## WORK INSTRUCTIONS
Each line below should be retyped exactly, with no pictures.

## RAW DATA
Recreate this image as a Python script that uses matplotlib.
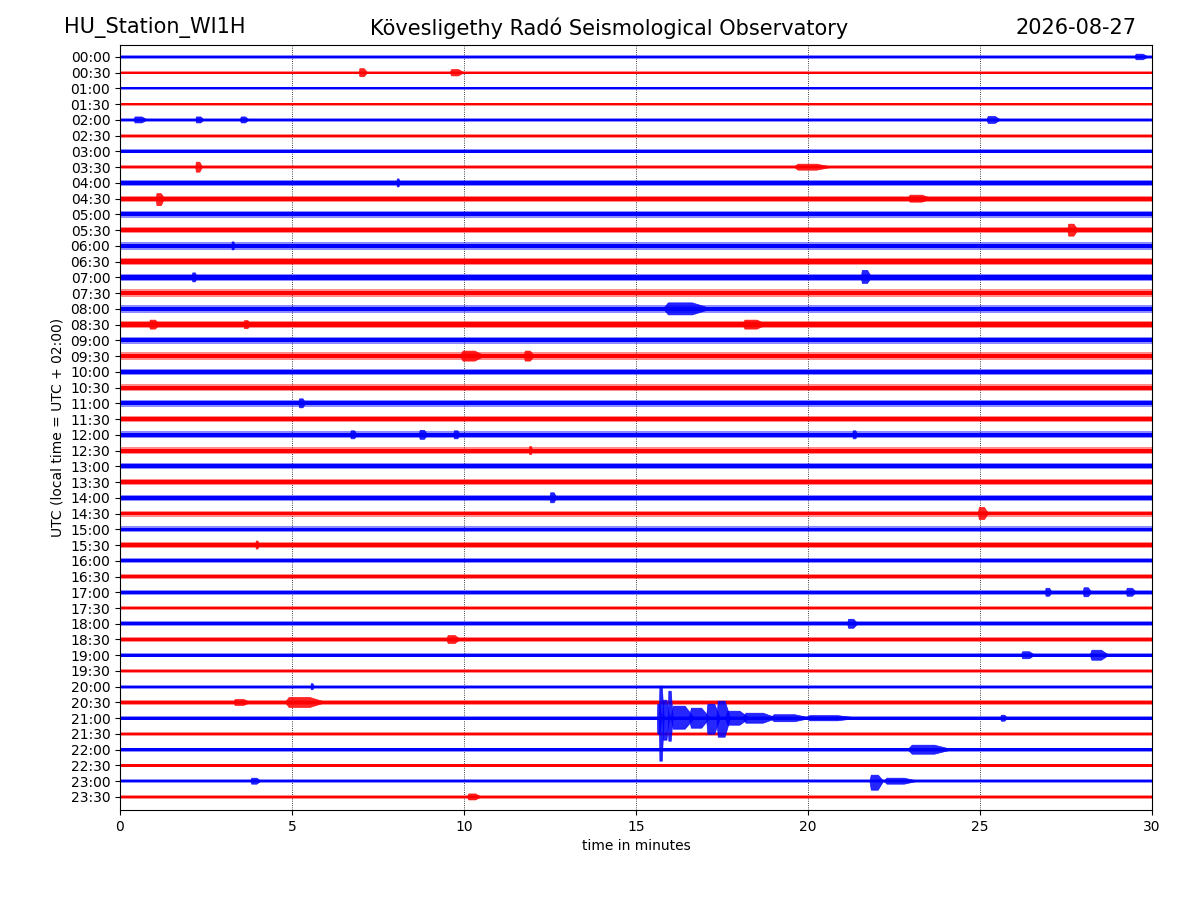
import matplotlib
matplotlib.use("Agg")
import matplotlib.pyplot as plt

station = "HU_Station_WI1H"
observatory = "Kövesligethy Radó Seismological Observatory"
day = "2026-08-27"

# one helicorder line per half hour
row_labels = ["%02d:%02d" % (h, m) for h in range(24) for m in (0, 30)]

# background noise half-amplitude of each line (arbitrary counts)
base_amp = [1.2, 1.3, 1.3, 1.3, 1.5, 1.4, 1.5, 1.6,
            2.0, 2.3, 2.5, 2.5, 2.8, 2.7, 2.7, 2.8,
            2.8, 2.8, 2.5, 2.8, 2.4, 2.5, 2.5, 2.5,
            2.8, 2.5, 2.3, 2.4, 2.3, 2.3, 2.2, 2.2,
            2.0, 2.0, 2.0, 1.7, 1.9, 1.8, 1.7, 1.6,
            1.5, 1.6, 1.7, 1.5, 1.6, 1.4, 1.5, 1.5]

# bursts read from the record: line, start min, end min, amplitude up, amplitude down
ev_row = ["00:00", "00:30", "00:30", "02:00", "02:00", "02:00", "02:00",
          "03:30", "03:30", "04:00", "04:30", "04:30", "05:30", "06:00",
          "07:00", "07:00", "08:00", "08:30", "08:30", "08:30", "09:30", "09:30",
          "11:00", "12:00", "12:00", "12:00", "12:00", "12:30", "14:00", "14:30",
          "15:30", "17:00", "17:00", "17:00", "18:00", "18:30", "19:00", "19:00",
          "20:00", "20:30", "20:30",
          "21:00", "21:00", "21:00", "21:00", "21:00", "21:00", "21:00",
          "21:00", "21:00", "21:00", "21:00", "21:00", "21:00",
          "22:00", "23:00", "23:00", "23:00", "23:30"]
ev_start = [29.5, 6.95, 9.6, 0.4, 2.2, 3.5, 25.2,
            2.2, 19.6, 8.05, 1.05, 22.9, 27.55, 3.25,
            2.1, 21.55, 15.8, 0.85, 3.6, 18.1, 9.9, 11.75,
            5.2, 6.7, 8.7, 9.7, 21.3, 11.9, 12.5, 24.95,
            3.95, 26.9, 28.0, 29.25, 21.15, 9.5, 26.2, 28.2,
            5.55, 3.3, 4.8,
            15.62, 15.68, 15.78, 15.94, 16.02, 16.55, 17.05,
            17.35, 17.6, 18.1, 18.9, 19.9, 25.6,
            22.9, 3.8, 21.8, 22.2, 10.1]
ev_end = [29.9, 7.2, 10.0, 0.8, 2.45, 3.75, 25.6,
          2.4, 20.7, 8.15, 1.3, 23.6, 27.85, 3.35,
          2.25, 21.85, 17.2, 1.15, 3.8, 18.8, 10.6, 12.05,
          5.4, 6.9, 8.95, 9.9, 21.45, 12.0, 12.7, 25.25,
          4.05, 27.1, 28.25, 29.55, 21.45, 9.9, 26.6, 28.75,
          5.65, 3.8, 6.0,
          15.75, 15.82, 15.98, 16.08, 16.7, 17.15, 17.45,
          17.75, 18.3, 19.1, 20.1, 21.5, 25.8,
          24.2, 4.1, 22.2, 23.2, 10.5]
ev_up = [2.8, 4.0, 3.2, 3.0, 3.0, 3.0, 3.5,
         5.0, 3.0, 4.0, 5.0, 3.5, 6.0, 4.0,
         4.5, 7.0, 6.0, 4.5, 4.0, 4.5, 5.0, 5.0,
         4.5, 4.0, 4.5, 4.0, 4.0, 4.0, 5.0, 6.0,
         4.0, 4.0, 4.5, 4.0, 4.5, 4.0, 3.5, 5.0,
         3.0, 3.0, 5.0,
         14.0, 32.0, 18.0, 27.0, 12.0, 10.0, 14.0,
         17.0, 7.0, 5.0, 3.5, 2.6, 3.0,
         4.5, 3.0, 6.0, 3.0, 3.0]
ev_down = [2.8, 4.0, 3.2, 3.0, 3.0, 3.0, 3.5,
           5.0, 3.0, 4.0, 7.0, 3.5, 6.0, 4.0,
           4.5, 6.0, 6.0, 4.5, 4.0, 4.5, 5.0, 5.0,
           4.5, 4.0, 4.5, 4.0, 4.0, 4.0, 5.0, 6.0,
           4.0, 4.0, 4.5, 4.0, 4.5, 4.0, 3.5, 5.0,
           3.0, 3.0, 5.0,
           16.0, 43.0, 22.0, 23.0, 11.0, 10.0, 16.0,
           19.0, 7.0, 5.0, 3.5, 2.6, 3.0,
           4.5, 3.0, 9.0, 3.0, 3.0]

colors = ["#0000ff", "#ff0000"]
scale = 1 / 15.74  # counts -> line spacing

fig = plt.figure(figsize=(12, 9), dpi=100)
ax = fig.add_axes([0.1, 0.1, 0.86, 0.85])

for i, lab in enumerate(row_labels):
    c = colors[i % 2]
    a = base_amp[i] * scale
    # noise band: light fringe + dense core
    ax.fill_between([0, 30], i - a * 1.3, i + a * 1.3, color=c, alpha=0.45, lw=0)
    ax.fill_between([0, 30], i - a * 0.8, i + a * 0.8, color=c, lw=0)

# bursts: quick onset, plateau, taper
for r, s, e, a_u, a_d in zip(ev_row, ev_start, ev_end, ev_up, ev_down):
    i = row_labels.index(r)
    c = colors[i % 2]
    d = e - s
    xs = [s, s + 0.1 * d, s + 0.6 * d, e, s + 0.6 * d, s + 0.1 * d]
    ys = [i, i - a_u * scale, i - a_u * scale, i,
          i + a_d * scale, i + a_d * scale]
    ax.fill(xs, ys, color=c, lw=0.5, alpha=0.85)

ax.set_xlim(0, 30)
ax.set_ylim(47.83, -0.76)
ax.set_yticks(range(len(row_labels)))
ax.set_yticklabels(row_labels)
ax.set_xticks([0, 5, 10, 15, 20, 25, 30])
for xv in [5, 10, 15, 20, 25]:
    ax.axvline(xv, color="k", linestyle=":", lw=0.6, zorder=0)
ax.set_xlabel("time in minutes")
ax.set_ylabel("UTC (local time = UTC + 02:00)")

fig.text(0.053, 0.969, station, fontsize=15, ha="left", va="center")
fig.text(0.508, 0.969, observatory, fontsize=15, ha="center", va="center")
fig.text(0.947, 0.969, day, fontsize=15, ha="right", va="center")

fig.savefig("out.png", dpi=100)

## WORKED SOLUTION
Recreate this image as a Python script that uses matplotlib.
import matplotlib
matplotlib.use("Agg")
import matplotlib.pyplot as plt

station = "HU_Station_WI1H"
observatory = "Kövesligethy Radó Seismological Observatory"
day = "2026-08-27"

# one helicorder line per half hour
row_labels = ["%02d:%02d" % (h, m) for h in range(24) for m in (0, 30)]

# background noise half-amplitude of each line (arbitrary counts)
base_amp = [1.2, 1.3, 1.3, 1.3, 1.5, 1.4, 1.5, 1.6,
            2.0, 2.3, 2.5, 2.5, 2.8, 2.7, 2.7, 2.8,
            2.8, 2.8, 2.5, 2.8, 2.4, 2.5, 2.5, 2.5,
            2.8, 2.5, 2.3, 2.4, 2.3, 2.3, 2.2, 2.2,
            2.0, 2.0, 2.0, 1.7, 1.9, 1.8, 1.7, 1.6,
            1.5, 1.6, 1.7, 1.5, 1.6, 1.4, 1.5, 1.5]

# bursts read from the record: line, start min, end min, amplitude up, amplitude down
ev_row = ["00:00", "00:30", "00:30", "02:00", "02:00", "02:00", "02:00",
          "03:30", "03:30", "04:00", "04:30", "04:30", "05:30", "06:00",
          "07:00", "07:00", "08:00", "08:30", "08:30", "08:30", "09:30", "09:30",
          "11:00", "12:00", "12:00", "12:00", "12:00", "12:30", "14:00", "14:30",
          "15:30", "17:00", "17:00", "17:00", "18:00", "18:30", "19:00", "19:00",
          "20:00", "20:30", "20:30",
          "21:00", "21:00", "21:00", "21:00", "21:00", "21:00", "21:00",
          "21:00", "21:00", "21:00", "21:00", "21:00", "21:00",
          "22:00", "23:00", "23:00", "23:00", "23:30"]
ev_start = [29.5, 6.95, 9.6, 0.4, 2.2, 3.5, 25.2,
            2.2, 19.6, 8.05, 1.05, 22.9, 27.55, 3.25,
            2.1, 21.55, 15.8, 0.85, 3.6, 18.1, 9.9, 11.75,
            5.2, 6.7, 8.7, 9.7, 21.3, 11.9, 12.5, 24.95,
            3.95, 26.9, 28.0, 29.25, 21.15, 9.5, 26.2, 28.2,
            5.55, 3.3, 4.8,
            15.62, 15.68, 15.78, 15.94, 16.02, 16.55, 17.05,
            17.35, 17.6, 18.1, 18.9, 19.9, 25.6,
            22.9, 3.8, 21.8, 22.2, 10.1]
ev_end = [29.9, 7.2, 10.0, 0.8, 2.45, 3.75, 25.6,
          2.4, 20.7, 8.15, 1.3, 23.6, 27.85, 3.35,
          2.25, 21.85, 17.2, 1.15, 3.8, 18.8, 10.6, 12.05,
          5.4, 6.9, 8.95, 9.9, 21.45, 12.0, 12.7, 25.25,
          4.05, 27.1, 28.25, 29.55, 21.45, 9.9, 26.6, 28.75,
          5.65, 3.8, 6.0,
          15.75, 15.82, 15.98, 16.08, 16.7, 17.15, 17.45,
          17.75, 18.3, 19.1, 20.1, 21.5, 25.8,
          24.2, 4.1, 22.2, 23.2, 10.5]
ev_up = [2.8, 4.0, 3.2, 3.0, 3.0, 3.0, 3.5,
         5.0, 3.0, 4.0, 5.0, 3.5, 6.0, 4.0,
         4.5, 7.0, 6.0, 4.5, 4.0, 4.5, 5.0, 5.0,
         4.5, 4.0, 4.5, 4.0, 4.0, 4.0, 5.0, 6.0,
         4.0, 4.0, 4.5, 4.0, 4.5, 4.0, 3.5, 5.0,
         3.0, 3.0, 5.0,
         14.0, 32.0, 18.0, 27.0, 12.0, 10.0, 14.0,
         17.0, 7.0, 5.0, 3.5, 2.6, 3.0,
         4.5, 3.0, 6.0, 3.0, 3.0]
ev_down = [2.8, 4.0, 3.2, 3.0, 3.0, 3.0, 3.5,
           5.0, 3.0, 4.0, 7.0, 3.5, 6.0, 4.0,
           4.5, 6.0, 6.0, 4.5, 4.0, 4.5, 5.0, 5.0,
           4.5, 4.0, 4.5, 4.0, 4.0, 4.0, 5.0, 6.0,
           4.0, 4.0, 4.5, 4.0, 4.5, 4.0, 3.5, 5.0,
           3.0, 3.0, 5.0,
           16.0, 43.0, 22.0, 23.0, 11.0, 10.0, 16.0,
           19.0, 7.0, 5.0, 3.5, 2.6, 3.0,
           4.5, 3.0, 9.0, 3.0, 3.0]

colors = ["#0000ff", "#ff0000"]
scale = 1 / 15.74  # counts -> line spacing

fig = plt.figure(figsize=(12, 9), dpi=100)
ax = fig.add_axes([0.1, 0.1, 0.86, 0.85])

for i, lab in enumerate(row_labels):
    c = colors[i % 2]
    a = base_amp[i] * scale
    # noise band: light fringe + dense core
    ax.fill_between([0, 30], i - a * 1.3, i + a * 1.3, color=c, alpha=0.45, lw=0)
    ax.fill_between([0, 30], i - a * 0.8, i + a * 0.8, color=c, lw=0)

# bursts: quick onset, plateau, taper
for r, s, e, a_u, a_d in zip(ev_row, ev_start, ev_end, ev_up, ev_down):
    i = row_labels.index(r)
    c = colors[i % 2]
    d = e - s
    xs = [s, s + 0.1 * d, s + 0.6 * d, e, s + 0.6 * d, s + 0.1 * d]
    ys = [i, i - a_u * scale, i - a_u * scale, i,
          i + a_d * scale, i + a_d * scale]
    ax.fill(xs, ys, color=c, lw=0.5, alpha=0.85)

ax.set_xlim(0, 30)
ax.set_ylim(47.83, -0.76)
ax.set_yticks(range(len(row_labels)))
ax.set_yticklabels(row_labels)
ax.set_xticks([0, 5, 10, 15, 20, 25, 30])
for xv in [5, 10, 15, 20, 25]:
    ax.axvline(xv, color="k", linestyle=":", lw=0.6, zorder=0)
ax.set_xlabel("time in minutes")
ax.set_ylabel("UTC (local time = UTC + 02:00)")

fig.text(0.053, 0.969, station, fontsize=15, ha="left", va="center")
fig.text(0.508, 0.969, observatory, fontsize=15, ha="center", va="center")
fig.text(0.947, 0.969, day, fontsize=15, ha="right", va="center")

fig.savefig("out.png", dpi=100)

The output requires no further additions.